After the first iterations our list looks like so:
After the second and final iteration we have the following list:
Here is the full code:
public ListNode ReverseBetween(ListNode head, int m, int n) {
ListNode dummyHead = new ListNode(0,head);
ListNode previous = dummyHead;
for(int i =0; i < m-1; i++){
previous = previous.next;
}
ListNode start = previous.next;
ListNode current = start.next;
for(int i = 0; i < n - m; i++){
start.next = current.next;
current.next = previous.next;
previous.next = current;
current = start.next;
}
return dummyHead.next;
}
If you are wondering why we loop n - m times in the second for loop it is because we need to move the start item m-n positions to the left, as show here:
After the second and final iteration we have the following list:
Notice how the previous node never changes, that is because we need to maintain the position of the node before the start of the list.
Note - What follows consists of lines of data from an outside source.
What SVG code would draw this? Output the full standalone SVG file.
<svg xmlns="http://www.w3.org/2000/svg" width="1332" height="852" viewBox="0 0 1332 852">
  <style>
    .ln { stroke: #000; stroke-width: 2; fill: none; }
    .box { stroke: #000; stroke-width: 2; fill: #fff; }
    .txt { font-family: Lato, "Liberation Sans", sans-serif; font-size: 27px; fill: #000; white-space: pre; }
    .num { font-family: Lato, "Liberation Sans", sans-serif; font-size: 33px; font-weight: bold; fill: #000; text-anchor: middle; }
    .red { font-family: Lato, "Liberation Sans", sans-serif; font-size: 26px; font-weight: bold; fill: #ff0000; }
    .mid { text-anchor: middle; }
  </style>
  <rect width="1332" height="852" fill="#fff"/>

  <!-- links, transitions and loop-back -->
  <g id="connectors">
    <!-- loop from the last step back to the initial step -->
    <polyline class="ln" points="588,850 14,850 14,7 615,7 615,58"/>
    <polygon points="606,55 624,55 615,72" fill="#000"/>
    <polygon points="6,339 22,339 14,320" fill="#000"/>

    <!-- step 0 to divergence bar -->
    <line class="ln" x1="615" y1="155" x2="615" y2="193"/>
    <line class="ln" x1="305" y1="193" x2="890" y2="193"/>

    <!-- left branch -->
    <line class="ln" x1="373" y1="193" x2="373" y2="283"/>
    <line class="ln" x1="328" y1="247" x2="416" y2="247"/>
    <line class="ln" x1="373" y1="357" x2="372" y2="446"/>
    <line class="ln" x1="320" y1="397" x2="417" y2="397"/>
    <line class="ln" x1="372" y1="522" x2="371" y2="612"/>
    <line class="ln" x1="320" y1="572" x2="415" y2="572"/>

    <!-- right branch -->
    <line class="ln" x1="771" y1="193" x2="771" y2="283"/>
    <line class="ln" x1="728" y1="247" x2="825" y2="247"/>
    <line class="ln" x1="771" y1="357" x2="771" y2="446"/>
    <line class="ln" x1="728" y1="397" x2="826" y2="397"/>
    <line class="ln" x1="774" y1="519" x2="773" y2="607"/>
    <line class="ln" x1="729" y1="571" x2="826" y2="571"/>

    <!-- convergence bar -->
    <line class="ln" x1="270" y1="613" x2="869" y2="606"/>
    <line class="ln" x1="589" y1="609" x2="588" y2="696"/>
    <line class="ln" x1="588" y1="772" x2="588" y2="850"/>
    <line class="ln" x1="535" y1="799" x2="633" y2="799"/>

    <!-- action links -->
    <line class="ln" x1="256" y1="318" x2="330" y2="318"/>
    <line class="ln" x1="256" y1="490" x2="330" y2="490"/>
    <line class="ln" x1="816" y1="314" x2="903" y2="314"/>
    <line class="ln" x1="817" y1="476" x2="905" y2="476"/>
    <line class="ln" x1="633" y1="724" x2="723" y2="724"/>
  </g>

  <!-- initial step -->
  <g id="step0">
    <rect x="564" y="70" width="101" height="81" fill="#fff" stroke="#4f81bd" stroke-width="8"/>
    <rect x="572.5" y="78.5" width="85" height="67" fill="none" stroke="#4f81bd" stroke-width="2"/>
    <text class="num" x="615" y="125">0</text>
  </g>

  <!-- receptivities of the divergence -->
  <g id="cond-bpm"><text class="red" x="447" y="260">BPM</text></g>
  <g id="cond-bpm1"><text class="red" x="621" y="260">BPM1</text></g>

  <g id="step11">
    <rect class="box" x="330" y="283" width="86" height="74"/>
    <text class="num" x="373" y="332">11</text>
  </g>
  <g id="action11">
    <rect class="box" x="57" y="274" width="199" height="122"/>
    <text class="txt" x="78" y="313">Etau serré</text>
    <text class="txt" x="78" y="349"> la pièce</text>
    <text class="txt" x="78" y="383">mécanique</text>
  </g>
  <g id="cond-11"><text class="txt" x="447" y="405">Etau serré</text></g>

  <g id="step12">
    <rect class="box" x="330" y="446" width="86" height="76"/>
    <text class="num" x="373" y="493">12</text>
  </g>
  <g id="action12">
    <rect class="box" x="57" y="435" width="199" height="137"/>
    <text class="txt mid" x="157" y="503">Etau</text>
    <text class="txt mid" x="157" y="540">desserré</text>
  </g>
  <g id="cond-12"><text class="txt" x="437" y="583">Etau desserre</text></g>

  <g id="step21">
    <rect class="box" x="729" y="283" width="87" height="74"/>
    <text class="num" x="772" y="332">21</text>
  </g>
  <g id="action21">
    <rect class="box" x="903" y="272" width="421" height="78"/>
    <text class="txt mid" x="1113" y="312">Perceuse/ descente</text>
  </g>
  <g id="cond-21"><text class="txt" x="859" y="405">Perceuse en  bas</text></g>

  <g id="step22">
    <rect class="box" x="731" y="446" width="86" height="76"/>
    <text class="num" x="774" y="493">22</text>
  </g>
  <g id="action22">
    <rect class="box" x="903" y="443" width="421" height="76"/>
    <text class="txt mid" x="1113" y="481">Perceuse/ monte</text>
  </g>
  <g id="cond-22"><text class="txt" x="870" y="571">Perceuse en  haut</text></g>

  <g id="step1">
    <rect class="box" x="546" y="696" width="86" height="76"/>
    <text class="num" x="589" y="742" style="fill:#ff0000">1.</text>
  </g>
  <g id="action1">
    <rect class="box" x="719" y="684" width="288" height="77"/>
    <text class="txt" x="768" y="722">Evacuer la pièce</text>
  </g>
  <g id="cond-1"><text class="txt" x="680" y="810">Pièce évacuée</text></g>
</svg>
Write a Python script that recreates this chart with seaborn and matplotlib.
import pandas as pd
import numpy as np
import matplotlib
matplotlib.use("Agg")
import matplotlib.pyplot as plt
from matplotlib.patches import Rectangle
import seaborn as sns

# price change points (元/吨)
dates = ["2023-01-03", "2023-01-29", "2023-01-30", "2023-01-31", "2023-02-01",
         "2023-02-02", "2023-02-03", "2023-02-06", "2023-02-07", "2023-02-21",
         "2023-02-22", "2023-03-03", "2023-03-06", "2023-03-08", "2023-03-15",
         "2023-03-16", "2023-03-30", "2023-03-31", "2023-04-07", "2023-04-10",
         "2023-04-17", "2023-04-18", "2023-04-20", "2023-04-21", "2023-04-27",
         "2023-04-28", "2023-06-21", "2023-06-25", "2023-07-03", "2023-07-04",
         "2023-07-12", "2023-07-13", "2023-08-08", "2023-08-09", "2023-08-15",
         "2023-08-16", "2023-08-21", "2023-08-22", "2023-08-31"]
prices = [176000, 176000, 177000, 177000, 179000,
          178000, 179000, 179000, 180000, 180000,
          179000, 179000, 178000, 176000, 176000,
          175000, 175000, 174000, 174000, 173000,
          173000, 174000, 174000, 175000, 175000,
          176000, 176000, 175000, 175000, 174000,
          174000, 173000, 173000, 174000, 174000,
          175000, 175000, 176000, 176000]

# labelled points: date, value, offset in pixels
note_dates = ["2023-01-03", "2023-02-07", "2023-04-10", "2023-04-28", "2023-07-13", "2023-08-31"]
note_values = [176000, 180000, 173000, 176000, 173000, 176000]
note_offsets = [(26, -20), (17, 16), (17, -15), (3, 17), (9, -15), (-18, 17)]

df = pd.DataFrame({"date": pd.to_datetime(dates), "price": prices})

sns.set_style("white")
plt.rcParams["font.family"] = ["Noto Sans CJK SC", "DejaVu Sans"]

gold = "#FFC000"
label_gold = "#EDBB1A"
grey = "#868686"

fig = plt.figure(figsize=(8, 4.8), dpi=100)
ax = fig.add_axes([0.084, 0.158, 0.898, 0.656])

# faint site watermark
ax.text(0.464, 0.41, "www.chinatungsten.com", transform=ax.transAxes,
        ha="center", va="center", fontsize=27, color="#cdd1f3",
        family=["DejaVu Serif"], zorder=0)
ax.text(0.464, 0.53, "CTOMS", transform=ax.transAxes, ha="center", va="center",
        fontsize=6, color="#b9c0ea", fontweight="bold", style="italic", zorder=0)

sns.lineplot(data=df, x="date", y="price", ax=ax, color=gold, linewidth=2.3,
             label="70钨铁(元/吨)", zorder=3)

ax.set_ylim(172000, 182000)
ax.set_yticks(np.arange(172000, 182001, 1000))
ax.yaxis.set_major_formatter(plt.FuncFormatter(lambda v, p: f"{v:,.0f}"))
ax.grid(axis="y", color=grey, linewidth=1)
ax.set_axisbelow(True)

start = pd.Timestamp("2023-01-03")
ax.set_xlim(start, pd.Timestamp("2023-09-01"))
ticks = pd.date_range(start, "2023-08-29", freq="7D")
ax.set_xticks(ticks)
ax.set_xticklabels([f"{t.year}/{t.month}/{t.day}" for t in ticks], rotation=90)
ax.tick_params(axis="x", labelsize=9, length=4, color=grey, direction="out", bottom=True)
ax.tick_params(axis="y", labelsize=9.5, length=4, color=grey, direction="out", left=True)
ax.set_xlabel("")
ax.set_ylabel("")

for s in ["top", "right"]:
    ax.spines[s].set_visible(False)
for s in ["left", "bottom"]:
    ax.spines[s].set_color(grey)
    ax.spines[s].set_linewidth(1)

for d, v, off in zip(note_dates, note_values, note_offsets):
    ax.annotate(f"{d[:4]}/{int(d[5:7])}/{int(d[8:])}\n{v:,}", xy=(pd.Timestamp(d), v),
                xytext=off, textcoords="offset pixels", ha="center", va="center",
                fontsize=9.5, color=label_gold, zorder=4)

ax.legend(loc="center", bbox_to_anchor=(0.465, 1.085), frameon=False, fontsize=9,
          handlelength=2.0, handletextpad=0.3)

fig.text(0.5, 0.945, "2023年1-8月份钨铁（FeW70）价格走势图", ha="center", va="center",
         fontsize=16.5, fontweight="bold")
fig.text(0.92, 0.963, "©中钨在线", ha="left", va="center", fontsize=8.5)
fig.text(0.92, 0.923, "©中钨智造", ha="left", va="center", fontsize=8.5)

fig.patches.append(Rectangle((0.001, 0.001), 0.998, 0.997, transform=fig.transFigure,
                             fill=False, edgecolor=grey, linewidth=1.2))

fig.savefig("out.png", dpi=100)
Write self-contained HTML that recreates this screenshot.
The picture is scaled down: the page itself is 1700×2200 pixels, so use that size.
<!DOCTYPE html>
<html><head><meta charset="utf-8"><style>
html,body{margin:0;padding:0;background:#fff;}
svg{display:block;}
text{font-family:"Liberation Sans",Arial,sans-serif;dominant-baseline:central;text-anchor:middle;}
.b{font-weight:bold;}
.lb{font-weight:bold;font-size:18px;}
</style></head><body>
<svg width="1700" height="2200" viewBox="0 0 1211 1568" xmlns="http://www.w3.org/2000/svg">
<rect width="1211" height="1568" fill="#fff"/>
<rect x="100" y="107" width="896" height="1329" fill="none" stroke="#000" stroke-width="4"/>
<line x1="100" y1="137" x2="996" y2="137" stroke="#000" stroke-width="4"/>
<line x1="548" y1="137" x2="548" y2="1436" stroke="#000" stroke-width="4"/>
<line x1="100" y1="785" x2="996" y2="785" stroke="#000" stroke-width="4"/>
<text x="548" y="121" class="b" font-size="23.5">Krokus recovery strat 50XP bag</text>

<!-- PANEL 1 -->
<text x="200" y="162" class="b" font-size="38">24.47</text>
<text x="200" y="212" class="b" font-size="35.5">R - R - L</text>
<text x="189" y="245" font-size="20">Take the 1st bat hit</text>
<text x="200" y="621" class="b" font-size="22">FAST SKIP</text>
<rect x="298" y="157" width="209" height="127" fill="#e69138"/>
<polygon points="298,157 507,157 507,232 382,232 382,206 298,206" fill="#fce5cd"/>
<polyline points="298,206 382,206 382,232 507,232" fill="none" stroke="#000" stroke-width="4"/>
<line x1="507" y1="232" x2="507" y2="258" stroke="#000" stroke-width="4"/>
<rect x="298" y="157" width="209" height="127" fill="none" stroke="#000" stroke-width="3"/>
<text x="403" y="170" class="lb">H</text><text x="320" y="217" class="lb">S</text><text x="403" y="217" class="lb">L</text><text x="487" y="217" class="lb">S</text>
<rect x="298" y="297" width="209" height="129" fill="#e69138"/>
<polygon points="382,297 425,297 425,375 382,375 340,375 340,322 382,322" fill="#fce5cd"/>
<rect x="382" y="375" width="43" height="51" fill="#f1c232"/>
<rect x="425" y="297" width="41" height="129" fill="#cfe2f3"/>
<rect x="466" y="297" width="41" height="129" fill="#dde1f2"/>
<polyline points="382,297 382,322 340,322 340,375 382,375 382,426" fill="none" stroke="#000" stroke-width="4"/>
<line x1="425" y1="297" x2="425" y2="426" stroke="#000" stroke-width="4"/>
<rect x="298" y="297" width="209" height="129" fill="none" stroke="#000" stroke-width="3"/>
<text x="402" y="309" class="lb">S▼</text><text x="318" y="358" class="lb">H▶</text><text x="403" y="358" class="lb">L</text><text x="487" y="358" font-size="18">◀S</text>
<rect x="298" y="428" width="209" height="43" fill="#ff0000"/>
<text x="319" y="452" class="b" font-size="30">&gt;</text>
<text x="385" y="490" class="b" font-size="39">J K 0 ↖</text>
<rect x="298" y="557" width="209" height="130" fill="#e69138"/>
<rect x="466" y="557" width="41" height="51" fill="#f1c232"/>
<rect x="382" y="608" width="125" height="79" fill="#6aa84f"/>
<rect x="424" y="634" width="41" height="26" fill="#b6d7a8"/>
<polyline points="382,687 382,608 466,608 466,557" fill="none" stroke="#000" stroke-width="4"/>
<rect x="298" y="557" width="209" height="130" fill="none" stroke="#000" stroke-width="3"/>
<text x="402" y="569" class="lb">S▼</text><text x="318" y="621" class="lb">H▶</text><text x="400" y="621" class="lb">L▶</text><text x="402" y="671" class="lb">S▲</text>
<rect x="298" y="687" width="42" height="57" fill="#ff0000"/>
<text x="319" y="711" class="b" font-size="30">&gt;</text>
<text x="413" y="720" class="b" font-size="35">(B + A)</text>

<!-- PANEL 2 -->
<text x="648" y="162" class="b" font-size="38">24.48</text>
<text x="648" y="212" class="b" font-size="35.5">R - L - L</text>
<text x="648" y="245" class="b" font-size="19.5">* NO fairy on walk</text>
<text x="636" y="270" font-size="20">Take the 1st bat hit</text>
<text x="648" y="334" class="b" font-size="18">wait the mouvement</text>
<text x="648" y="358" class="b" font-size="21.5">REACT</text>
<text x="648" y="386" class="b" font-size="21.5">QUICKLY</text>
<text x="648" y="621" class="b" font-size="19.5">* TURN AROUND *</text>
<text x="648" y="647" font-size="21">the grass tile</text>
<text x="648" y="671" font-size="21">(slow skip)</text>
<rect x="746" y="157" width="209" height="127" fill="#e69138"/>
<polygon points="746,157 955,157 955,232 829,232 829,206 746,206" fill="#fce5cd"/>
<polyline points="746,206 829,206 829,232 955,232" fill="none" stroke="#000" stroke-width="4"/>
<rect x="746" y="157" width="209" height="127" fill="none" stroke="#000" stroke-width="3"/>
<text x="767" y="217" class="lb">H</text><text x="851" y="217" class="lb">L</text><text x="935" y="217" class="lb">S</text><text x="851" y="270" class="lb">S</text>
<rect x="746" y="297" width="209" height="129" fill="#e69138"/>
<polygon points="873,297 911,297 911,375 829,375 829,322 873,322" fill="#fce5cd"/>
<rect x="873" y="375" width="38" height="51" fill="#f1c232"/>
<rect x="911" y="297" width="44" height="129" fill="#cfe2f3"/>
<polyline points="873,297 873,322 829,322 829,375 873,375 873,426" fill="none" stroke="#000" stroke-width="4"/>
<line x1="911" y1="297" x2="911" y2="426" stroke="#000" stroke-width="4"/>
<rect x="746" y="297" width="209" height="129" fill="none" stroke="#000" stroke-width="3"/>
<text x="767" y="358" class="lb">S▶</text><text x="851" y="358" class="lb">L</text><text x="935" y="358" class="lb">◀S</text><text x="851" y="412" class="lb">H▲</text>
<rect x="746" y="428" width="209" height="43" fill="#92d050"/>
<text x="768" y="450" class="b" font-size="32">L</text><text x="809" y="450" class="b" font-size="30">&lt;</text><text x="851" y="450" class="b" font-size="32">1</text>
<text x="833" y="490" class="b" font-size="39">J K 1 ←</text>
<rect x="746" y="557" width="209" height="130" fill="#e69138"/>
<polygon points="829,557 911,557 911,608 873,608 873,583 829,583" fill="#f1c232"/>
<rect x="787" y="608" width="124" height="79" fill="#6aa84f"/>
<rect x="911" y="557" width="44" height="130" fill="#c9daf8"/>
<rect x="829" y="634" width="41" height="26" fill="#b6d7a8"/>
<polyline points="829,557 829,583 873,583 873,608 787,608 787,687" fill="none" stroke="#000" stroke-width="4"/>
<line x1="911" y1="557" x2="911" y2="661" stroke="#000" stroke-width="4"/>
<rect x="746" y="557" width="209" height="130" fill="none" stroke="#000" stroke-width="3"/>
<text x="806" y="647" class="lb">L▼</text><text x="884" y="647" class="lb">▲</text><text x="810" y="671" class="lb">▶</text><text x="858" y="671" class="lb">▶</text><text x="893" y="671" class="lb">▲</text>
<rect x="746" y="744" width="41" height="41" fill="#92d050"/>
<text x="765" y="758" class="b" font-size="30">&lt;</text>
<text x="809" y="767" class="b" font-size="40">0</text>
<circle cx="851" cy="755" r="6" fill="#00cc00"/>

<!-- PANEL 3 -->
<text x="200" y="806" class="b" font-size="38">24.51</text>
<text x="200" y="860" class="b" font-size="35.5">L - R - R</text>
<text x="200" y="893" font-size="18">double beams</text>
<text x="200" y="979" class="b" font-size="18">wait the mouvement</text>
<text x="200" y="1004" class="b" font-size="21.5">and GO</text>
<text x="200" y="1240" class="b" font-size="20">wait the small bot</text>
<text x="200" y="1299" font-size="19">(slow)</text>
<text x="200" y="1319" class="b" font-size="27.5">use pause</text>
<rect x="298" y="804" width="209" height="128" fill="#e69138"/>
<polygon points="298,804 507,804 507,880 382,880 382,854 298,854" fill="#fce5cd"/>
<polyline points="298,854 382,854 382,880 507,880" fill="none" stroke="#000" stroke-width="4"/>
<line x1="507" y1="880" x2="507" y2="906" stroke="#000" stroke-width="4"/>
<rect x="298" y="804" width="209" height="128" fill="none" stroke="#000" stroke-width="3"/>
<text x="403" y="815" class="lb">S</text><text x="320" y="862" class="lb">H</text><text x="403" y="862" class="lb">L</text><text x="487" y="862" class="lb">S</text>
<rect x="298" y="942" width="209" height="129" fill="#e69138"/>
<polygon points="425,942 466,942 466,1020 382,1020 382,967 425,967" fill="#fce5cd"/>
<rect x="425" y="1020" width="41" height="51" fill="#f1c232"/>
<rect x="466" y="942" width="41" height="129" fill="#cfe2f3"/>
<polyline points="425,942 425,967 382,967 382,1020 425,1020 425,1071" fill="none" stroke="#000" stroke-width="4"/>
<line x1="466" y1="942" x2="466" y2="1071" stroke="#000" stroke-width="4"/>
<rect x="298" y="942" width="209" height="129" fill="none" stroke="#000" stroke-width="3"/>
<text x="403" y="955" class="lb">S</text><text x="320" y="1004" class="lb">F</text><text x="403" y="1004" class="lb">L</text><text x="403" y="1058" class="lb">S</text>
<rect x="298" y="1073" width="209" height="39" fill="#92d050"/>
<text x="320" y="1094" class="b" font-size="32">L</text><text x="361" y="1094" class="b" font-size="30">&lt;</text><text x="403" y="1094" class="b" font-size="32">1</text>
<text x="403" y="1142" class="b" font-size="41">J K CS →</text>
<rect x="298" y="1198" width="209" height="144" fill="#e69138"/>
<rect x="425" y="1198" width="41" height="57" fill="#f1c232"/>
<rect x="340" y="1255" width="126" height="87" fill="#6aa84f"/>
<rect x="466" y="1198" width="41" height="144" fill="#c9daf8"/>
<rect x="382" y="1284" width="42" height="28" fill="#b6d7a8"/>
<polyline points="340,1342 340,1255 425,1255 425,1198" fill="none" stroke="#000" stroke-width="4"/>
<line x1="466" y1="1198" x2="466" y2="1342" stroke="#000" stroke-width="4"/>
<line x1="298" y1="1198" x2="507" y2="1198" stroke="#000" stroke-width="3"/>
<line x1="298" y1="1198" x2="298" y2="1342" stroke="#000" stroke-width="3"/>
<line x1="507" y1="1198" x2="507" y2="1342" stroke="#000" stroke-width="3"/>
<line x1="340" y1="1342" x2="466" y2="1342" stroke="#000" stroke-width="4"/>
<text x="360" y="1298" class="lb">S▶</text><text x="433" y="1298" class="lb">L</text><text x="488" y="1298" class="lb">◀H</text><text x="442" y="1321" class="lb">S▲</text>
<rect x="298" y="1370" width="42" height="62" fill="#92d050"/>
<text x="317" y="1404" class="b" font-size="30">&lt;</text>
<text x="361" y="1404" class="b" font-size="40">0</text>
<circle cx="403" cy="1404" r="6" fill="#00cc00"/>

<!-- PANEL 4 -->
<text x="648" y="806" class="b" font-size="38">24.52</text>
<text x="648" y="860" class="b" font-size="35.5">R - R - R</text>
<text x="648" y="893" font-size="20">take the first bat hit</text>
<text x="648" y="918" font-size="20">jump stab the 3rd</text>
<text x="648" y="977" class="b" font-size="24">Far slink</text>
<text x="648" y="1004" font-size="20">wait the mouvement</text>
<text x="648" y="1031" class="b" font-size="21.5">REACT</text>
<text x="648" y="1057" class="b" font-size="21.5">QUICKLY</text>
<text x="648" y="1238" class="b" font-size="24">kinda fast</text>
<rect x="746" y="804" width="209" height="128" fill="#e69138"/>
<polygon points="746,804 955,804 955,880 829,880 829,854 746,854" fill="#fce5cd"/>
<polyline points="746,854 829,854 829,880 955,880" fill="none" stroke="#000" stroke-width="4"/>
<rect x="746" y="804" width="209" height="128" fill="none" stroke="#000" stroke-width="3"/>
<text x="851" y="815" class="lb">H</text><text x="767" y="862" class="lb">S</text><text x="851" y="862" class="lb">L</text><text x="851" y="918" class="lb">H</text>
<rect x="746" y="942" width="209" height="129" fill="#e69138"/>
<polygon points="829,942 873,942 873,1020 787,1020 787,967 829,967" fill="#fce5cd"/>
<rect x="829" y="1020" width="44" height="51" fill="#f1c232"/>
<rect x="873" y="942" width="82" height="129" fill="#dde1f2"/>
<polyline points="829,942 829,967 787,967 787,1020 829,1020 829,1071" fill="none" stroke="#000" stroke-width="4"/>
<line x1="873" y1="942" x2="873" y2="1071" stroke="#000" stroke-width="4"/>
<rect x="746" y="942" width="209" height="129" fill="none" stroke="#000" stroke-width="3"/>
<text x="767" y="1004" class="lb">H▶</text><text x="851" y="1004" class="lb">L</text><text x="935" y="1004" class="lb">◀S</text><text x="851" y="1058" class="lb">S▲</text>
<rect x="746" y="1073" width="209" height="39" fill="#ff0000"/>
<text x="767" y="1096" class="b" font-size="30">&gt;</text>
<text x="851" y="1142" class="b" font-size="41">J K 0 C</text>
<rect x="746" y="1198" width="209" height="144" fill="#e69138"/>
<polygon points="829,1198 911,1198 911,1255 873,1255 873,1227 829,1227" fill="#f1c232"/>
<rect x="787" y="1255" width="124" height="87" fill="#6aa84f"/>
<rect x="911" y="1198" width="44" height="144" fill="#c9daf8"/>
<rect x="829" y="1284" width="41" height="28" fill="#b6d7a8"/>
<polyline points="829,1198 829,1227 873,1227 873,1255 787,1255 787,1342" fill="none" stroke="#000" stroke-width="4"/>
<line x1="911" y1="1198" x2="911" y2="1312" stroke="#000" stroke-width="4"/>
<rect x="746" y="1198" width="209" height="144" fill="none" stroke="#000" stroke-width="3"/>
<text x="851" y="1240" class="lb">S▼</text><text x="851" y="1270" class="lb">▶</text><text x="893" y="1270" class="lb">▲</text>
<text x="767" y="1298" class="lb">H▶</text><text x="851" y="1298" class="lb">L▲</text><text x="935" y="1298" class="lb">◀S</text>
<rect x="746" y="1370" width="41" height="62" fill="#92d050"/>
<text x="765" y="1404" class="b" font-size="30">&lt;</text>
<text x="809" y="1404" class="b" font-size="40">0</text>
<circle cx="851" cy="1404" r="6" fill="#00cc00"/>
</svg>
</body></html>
Also, when we do start.next = current.next we are taking the node after the current node, or the next node in the sequence after the current node is moved to the front. We are finished when the start node is moved to the end of the list.
Closing Thoughts
When it comes to tackling problems such as the one above the most important thing for me is to be able to explain the problem simply and in my own words. For this problem I say “we start at the node before the start of the sublist, and move each node from their position to the start of the sublist, going from left to right. We need to update the start node to the next node in the sequence before we can proceed.” As long as I remember those two sentences I can figure this problem out, and other problem that involves sublist manipulation. I encourage you to formulate a sentence or two that helps you remember the problem at hand. This technique of talking through problems will serve you well, and not just in programming. As always, stay on the lookout for more posts and have a good day!